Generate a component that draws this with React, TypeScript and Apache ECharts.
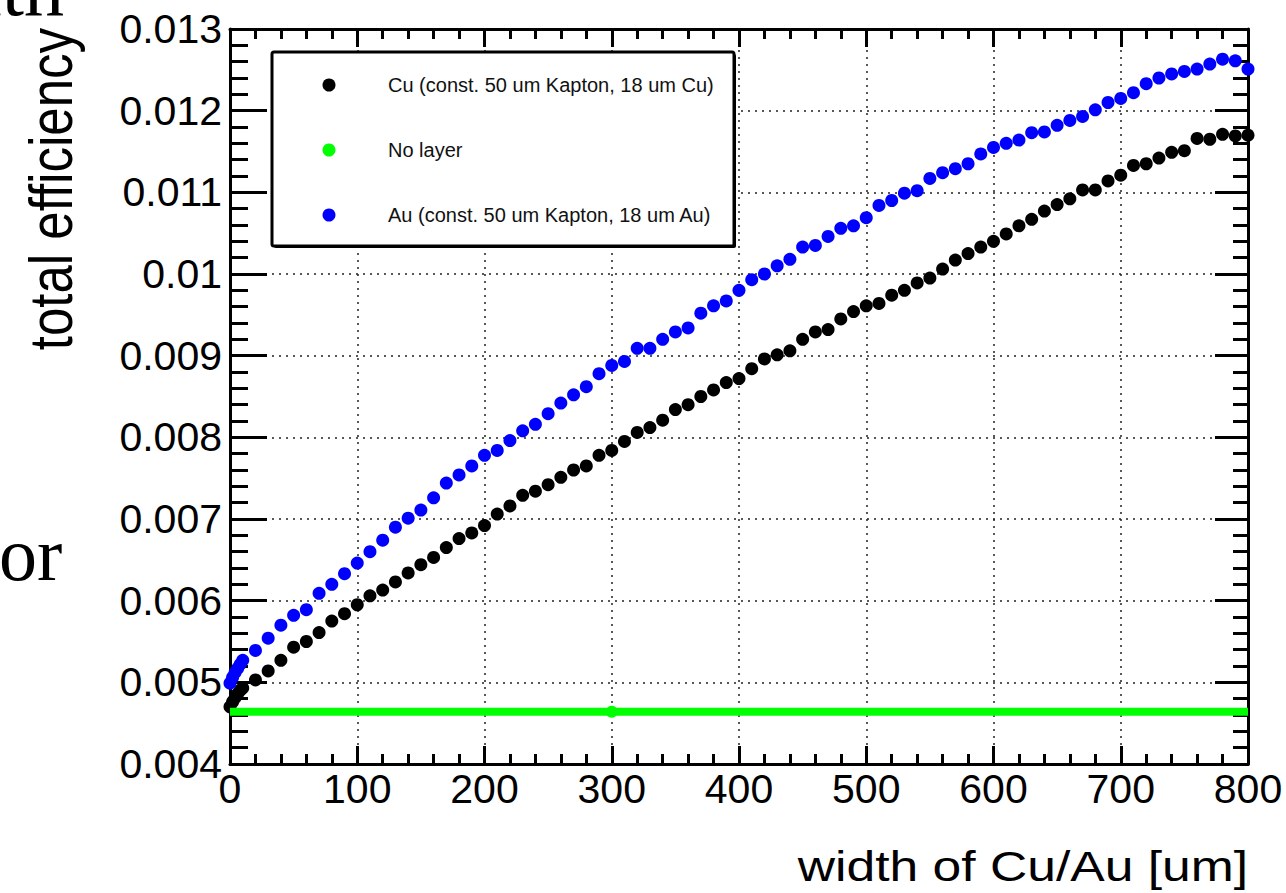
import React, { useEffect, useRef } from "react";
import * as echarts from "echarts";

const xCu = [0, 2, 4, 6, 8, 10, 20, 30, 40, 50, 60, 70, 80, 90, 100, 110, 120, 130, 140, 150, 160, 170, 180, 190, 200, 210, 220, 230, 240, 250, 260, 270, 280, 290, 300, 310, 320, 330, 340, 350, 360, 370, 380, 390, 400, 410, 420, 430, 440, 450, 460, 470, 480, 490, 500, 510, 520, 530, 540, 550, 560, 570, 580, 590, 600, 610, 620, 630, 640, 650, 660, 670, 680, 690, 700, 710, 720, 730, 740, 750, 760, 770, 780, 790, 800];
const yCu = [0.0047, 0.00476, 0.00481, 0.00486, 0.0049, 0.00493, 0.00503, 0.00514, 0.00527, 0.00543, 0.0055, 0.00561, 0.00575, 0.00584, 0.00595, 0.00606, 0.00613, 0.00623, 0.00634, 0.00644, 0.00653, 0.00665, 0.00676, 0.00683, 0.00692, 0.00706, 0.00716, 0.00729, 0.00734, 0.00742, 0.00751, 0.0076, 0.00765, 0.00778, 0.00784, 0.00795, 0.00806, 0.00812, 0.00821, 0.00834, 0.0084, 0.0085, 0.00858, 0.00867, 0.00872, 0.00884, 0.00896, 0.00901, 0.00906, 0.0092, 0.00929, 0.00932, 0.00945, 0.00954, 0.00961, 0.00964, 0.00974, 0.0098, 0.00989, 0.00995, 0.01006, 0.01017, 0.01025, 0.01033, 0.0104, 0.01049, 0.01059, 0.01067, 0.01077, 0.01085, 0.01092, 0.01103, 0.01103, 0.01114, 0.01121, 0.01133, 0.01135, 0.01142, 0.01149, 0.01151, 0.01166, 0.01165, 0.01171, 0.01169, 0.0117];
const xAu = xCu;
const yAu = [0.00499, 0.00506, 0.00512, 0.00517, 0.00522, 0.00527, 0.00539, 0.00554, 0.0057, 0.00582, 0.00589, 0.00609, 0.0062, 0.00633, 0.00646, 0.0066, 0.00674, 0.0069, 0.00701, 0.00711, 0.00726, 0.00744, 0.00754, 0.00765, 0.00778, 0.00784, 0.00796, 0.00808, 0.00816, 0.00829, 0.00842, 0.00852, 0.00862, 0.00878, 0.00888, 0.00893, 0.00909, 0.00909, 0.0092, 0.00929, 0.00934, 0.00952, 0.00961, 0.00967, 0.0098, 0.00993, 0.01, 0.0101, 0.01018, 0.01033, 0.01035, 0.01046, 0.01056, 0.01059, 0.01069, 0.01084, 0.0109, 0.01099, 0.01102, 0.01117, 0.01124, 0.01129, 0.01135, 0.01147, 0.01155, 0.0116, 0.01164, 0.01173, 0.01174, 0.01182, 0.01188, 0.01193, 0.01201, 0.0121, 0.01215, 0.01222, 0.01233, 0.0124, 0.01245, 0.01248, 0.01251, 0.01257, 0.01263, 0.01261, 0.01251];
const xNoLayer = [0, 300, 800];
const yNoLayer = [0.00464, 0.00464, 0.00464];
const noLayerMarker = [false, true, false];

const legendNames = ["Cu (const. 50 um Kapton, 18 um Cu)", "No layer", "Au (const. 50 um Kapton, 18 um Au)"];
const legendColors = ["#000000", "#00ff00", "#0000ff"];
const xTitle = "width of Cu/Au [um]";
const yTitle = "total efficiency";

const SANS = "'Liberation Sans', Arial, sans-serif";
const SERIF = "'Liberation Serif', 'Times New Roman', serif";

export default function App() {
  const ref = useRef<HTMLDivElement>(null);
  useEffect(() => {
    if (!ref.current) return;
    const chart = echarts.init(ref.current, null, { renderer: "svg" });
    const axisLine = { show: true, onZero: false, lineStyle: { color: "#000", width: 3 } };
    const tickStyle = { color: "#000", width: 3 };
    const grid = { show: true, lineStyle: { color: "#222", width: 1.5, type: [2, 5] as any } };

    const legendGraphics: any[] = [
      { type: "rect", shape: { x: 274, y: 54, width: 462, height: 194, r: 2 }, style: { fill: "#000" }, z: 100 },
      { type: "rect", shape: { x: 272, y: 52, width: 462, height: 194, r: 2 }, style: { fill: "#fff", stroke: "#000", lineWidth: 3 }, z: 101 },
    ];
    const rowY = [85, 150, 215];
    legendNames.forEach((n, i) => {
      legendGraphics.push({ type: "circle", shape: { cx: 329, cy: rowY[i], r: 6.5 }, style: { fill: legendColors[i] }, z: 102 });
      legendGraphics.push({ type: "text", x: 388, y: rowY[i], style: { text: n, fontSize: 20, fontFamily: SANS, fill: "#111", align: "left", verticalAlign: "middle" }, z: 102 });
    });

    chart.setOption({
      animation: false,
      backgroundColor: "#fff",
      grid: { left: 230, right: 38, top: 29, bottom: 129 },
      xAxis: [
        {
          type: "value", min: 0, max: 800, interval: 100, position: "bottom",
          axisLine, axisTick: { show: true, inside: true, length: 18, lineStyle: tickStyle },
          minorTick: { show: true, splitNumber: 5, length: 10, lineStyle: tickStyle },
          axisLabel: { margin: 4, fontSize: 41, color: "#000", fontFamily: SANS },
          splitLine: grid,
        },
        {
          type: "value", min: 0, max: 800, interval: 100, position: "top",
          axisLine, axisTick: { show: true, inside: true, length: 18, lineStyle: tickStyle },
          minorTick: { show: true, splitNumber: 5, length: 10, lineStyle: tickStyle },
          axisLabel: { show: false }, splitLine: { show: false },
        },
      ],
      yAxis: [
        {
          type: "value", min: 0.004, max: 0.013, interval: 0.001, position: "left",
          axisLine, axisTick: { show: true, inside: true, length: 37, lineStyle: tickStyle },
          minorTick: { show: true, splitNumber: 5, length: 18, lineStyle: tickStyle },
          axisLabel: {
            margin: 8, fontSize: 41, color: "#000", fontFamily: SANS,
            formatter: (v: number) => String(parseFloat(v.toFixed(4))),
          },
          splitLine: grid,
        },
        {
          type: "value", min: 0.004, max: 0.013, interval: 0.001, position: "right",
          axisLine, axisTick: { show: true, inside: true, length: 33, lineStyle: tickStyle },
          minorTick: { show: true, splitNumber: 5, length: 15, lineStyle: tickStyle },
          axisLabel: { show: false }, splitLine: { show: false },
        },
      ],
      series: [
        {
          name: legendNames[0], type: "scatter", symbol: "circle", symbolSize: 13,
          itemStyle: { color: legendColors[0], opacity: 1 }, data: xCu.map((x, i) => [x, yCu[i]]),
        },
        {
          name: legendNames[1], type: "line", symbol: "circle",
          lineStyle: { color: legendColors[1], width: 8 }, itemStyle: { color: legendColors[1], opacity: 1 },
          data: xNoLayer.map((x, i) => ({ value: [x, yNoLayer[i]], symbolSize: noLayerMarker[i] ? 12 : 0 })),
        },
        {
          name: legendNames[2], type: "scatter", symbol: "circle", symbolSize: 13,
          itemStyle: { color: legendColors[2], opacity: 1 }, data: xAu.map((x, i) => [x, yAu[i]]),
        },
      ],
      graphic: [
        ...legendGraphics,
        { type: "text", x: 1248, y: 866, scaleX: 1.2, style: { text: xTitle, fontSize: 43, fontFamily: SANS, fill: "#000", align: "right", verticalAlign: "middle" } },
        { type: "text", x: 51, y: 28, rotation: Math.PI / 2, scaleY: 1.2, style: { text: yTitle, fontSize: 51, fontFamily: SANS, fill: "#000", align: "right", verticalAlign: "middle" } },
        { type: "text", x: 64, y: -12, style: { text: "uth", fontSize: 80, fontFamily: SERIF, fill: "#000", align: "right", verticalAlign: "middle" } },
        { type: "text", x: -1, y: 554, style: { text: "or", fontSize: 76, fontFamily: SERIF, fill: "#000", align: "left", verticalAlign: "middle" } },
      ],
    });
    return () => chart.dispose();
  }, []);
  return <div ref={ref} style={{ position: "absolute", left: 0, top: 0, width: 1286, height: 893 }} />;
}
━━━
* WHAT NEEDS TO BE DONE:
Write out nothing but the lines from the start of the data through the line with "import * as". Leave out the pictures.

* SOLUTION TO THE EXERCISE:
Generate a component that draws this with React, TypeScript and Apache ECharts.
import React, { useEffect, useRef } from "react";
import * as echarts from "echarts";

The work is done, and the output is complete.